Now what does that have to do with real life? The idea that for semi-educated people can use common sense in terms of knowing the truth is garbage. They think that they aren't ignorant because they have a little bit of knowledge, and they usually giving lip service to a version of "scientific method" that their, granted more knowledgable, but equally limited by the too-much-present common sense teachers indoctrinated them. In my experience, each case of someone trying to promote their views scientifically do so in ways different than anyone else, each having their own requirements for what method is "best". A bioligist, a physicist and a psychologist will each have their own requirement for what it means to use scientific method.
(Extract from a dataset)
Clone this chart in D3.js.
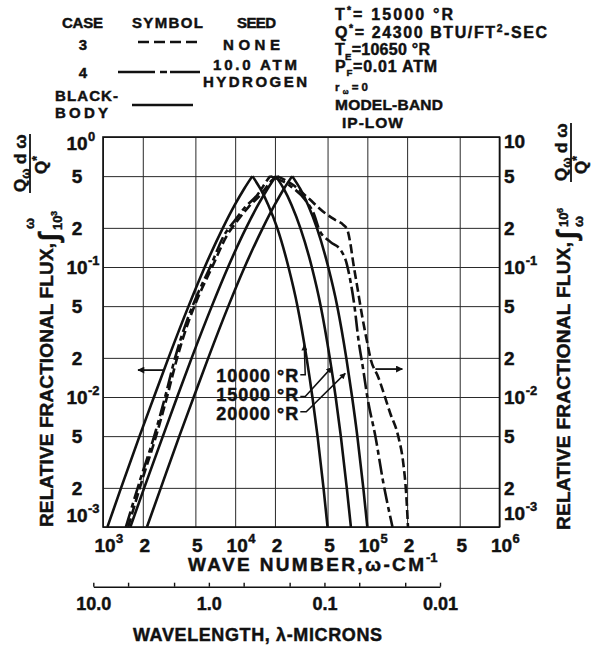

I have heard people tell me that a mathematically proven physics theory is absolutely wrong because it doesn't fulfil the "scientific method" requirements that a psychologist would use. This is totally absurd. The reason that the psychologist doesn't use the precise methods that a mathemeatical physicist uses is because human behavior isn't as deterministic as what the physicist is studying. In other words, scientific method varies according to what is being studied. What is the scientific method that is best? The one that can model the particular subject the best.
Scientifically, the rigorous equation 2+2=4 is proven easily by layman and mathematician alike day in and day out. Empircally, the basic law of gravity, what goes up must come down, is proven daily and can be repeated simply by throwing something up in the air. Now comes the hard part... I hear that some physicists claim that it is mathematically true that a ball that will fall from a certain height to the ground has an equal probability of "falling" from the ground to the height it fell from, or something as equally "uncommonsensical" as that. I have a hard time believing that. I claim that the reason for this disbelief is because of my inability to apply the knowledge the way they do, I am relying too much on common sense, and the fact that I have never, ever seen it happen (or the empircal source from which my common sense springs) and not enough on changing my view to the paradigm that they are using (or aquiring the knowledge and use of knowledge that they are applying). Too much like the high school graduate who claims that he can't find a value just because it requires division by zero and his high school math teacher told him that was impossible. A person who has studied Calculus should have no problem finding such a value, however. To me, believing something or not believing something isn't the issue. Common sense means to discount things when you just don't have enough information to know the truth. As an aside here, when you hear people saying that they have seen a UFO, I believe them simply because by definition it IS UNIDENTIFIED!!! Whether what they saw is unidentified by everyone is a different story. When someone explains to them what it was then it is no long a UFO to them.
And so it goes... the universe is an infinite aggregrate that we discover a piece at a time in increasingly "simple" incremental models as we gather more and more data and discover ways to apply the knowledge derived from the data. Will we ever understand everything in its entirety? Do we need to as long as we are able to use what we know in ways that are to our benefit? Uh, what does your common sense tell you?